The company went to the market in November 2018 to sell up to 50 million shares, the take-up fell well short with the capital with just 11.25 million units with Jamaican taking up over 77 percent of the issue and Caribbean Clean Energy Feeder Ltd taking up 18.4 percent.
MPCL has 34.4 percent interest in the Paradise Park project that comprises a 50 MWP solar plant in Westmoreland, Jamaica, with a total investment of US$64 million.
The second asset, Tilawind is a 21 MW onshore wind farm based in Costa Rica in which MPC effectively holds 50 percent with the other half owned by ANSA McAL, a Trinidad and Tobago group. The total investment in that operation is approximately US$50 million. The wind park has been in operation since March 2015.
According to the company, a further 14 projects have been prioritized and form the indicative deal pipeline for the Investment Company. These require a total investment estimated at US$499 million to deliver up to 314 MW of new renewable energy capacity. The listed company invests in MPC Caribbean Clean Energy LLC, the company that invests in the operating projects directly.
The company posted earnings for the nine months to September that reverses the positives number in the June Quarter. The results released are confusing, lacks transparency and will not help the company in raising the desired capital.
The company does not invest directly in the operating entities but directing into a management company that invests directly. Effectively, the company accounts for its investments as shares of profits in associates and books their share of profit in accordance with international accounting standards. MPC has investments indirectly in two power-generating operations. The results for the September quarter reflects the share of results from activities of the wind farm in Costa Rican and that of Paradise Park.
According to the company, the Tilawind “wind farm generation is mainly dictated by the trade winds, presenting a clear high wind season, with a high tariff from January to May, and a low wind season, with a low tariff from June to December.” The impact of on profit in the second half of the year is telling, with around 20 percent of the year’s energy production. The situation is made worse by the wind farm machinery undergoing repairs in the period and resulting in losses. Paradise Park generation in the quarter that started in June was affected by lower than expected sunlight levels resulting from poor weather conditions generated by hurricane Durian in late August-early September.
The net effect is that the company profit share dropped to $56,788, down from $145 million generated in the June quarter.
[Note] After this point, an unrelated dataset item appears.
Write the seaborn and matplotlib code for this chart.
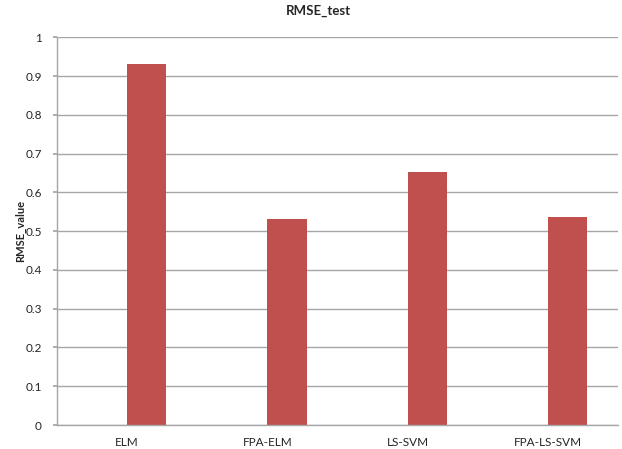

The management report states that production at the Costa Rican operation generated 9.4 percent more energy than in the prior year. The company reported total profit share of $205,858 and a loss of $45,749 for the nine months period, the results from operations look vastly worse. The company reported a loss of $109,523 for the September quarter but advertising cost of $87,020 was the major cause of the big loss along with the fall in revenues mentioned above.
The projections in the prospectus were for revenues of US$1.39 million and profit of $1.25 million for 2019 and projected revenues of US$2.94 million in 2020 with a profit of US$2.76 million. They seem set to meet the revenues forecast but will be off from the profit as a result of not investing in the Costa Rican operation from the start of 2019 to have benefitted from the higher revenue period from January to March.